>>>
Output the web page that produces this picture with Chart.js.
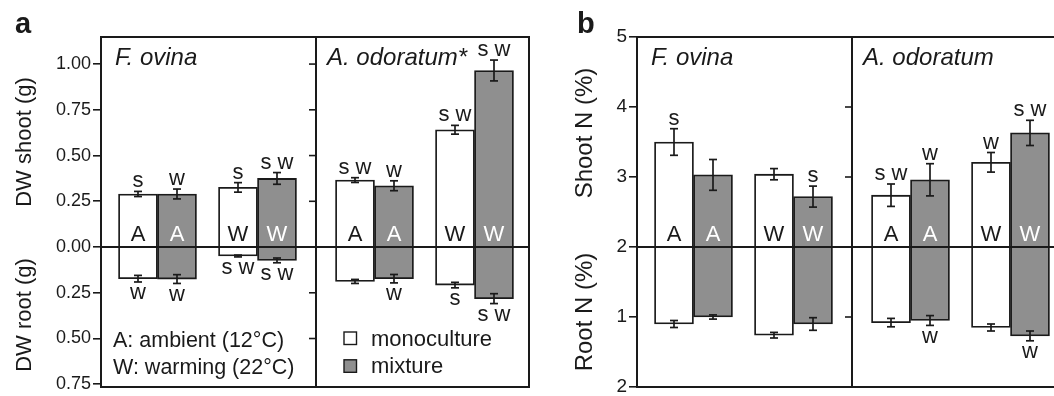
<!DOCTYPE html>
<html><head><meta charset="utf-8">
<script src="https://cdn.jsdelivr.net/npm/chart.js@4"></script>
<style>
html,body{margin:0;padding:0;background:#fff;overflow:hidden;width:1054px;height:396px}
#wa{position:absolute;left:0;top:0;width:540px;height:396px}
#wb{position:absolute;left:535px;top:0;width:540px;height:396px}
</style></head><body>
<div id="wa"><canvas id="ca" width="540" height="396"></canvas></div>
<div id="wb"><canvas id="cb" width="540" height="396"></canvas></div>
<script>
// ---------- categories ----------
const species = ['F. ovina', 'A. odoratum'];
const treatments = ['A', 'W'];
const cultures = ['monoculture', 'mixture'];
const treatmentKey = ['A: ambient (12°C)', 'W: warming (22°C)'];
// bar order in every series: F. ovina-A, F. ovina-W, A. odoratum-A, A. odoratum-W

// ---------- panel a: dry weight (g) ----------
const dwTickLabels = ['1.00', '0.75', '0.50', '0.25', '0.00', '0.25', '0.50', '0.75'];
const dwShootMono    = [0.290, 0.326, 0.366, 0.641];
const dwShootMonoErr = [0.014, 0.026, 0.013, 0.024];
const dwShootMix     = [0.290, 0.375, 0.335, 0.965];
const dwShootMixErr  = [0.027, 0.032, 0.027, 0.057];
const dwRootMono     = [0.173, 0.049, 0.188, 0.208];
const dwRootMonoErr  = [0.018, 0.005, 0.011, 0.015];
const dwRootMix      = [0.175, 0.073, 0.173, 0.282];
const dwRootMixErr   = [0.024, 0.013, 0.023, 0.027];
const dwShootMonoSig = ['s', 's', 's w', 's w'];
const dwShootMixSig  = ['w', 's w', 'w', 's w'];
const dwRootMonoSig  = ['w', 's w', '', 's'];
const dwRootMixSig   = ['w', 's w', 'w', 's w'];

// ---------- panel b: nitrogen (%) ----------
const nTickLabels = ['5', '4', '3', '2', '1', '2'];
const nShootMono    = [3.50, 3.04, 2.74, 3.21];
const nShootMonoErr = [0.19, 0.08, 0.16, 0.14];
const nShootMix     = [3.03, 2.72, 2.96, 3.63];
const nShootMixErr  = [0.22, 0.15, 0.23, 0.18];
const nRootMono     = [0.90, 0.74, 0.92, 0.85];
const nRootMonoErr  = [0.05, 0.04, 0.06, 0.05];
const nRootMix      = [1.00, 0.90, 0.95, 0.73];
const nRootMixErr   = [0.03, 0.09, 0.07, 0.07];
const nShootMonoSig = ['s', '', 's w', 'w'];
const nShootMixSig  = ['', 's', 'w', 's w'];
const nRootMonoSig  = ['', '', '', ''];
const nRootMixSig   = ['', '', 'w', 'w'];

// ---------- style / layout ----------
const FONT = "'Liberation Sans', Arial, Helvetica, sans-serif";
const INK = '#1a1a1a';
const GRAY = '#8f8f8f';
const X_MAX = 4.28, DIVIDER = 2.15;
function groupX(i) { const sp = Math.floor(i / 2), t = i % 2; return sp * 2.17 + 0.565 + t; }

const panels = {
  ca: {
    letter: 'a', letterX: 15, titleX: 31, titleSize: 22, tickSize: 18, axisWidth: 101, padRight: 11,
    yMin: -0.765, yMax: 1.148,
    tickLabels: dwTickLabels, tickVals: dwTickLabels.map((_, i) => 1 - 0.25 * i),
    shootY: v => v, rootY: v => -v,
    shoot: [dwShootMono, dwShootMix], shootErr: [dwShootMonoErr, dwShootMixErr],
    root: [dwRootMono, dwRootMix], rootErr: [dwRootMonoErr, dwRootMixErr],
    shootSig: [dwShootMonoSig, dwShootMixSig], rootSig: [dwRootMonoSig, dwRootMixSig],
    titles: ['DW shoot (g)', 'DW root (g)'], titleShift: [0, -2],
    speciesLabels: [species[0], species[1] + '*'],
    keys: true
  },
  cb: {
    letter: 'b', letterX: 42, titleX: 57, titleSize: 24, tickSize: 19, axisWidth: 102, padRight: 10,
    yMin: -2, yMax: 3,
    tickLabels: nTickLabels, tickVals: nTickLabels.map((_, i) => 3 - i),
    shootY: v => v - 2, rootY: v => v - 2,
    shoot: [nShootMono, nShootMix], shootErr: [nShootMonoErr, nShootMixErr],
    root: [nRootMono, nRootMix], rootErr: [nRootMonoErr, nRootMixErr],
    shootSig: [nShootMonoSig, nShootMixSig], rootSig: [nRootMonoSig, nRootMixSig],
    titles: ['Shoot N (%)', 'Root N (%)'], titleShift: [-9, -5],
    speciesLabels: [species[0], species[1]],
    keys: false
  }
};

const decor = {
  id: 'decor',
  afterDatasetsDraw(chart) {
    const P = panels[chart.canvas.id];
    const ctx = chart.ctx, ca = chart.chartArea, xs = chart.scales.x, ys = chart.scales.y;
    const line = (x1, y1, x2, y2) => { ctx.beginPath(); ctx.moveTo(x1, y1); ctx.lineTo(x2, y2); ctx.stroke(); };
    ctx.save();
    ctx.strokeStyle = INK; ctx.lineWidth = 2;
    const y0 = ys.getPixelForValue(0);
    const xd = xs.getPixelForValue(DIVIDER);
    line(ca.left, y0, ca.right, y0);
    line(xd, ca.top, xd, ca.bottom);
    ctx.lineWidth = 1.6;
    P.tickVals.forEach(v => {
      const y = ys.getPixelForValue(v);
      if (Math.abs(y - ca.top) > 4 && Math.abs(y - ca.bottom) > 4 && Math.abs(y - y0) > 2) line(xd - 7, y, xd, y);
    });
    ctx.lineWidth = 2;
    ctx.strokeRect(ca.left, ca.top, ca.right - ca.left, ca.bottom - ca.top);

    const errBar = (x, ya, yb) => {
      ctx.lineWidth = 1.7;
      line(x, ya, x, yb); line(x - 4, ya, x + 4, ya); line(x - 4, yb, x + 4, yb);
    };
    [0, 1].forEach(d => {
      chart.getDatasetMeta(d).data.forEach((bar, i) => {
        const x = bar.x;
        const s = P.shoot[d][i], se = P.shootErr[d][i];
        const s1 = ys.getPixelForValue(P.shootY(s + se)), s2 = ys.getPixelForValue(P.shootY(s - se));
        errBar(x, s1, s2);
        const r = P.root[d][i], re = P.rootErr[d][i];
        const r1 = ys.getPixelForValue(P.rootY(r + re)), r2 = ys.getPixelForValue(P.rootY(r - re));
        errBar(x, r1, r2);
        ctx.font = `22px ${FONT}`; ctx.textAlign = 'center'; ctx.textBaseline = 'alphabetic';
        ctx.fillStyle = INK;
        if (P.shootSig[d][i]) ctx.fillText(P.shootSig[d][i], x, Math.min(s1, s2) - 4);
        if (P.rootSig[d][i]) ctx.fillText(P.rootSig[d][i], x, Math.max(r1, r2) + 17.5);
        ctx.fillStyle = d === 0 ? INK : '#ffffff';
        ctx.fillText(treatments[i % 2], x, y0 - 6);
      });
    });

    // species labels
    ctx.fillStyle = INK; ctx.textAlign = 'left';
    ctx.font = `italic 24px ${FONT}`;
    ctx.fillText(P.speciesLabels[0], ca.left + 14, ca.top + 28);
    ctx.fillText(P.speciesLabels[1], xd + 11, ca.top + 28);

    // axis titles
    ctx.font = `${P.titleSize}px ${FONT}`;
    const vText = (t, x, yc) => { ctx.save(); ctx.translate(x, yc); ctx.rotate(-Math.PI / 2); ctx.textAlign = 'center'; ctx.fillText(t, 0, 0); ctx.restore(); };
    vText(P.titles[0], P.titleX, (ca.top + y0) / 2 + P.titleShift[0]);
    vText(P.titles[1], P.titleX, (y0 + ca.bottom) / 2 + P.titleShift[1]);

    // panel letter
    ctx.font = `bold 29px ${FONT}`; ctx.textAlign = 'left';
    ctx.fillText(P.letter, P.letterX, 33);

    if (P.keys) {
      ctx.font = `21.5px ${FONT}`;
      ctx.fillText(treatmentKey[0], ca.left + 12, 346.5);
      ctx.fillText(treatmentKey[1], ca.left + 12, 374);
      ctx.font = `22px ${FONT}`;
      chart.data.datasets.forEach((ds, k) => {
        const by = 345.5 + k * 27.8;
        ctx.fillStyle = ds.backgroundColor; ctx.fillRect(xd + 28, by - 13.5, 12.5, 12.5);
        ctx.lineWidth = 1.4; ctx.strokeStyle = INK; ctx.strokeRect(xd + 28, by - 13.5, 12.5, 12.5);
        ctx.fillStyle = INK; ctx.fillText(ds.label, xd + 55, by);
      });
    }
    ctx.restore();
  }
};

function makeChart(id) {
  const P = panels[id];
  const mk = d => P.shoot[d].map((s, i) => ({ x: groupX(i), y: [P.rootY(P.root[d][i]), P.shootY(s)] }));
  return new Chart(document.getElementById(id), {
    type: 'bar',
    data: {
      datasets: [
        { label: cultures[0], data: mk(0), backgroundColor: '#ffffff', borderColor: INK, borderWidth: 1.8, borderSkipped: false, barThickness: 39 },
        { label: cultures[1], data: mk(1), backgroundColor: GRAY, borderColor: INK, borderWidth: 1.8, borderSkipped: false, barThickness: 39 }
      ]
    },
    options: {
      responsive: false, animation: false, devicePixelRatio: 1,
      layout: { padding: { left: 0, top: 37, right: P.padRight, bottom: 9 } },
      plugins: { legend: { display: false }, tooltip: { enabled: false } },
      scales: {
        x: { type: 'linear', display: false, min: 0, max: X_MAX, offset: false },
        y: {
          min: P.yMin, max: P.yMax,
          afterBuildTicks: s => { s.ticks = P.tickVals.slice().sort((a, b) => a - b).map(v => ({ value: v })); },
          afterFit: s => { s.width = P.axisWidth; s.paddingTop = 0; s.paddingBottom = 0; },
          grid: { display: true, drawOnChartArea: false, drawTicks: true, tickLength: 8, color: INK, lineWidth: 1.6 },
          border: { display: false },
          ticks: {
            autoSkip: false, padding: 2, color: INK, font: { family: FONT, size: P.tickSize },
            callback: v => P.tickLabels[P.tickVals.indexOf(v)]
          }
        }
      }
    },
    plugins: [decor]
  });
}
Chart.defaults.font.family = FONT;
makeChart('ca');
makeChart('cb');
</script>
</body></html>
<<<
| EXERCISE PROMPT |
Pictures are excluded: retype only the lines from the beginning of the listing above through the line with "odoratum-A, A. odoratum-W", both included.

| WORKED ANSWER |
Output the web page that produces this picture with Chart.js.
<!DOCTYPE html>
<html><head><meta charset="utf-8">
<script src="https://cdn.jsdelivr.net/npm/chart.js@4"></script>
<style>
html,body{margin:0;padding:0;background:#fff;overflow:hidden;width:1054px;height:396px}
#wa{position:absolute;left:0;top:0;width:540px;height:396px}
#wb{position:absolute;left:535px;top:0;width:540px;height:396px}
</style></head><body>
<div id="wa"><canvas id="ca" width="540" height="396"></canvas></div>
<div id="wb"><canvas id="cb" width="540" height="396"></canvas></div>
<script>
// ---------- categories ----------
const species = ['F. ovina', 'A. odoratum'];
const treatments = ['A', 'W'];
const cultures = ['monoculture', 'mixture'];
const treatmentKey = ['A: ambient (12°C)', 'W: warming (22°C)'];
// bar order in every series: F. ovina-A, F. ovina-W, A. odoratum-A, A. odoratum-W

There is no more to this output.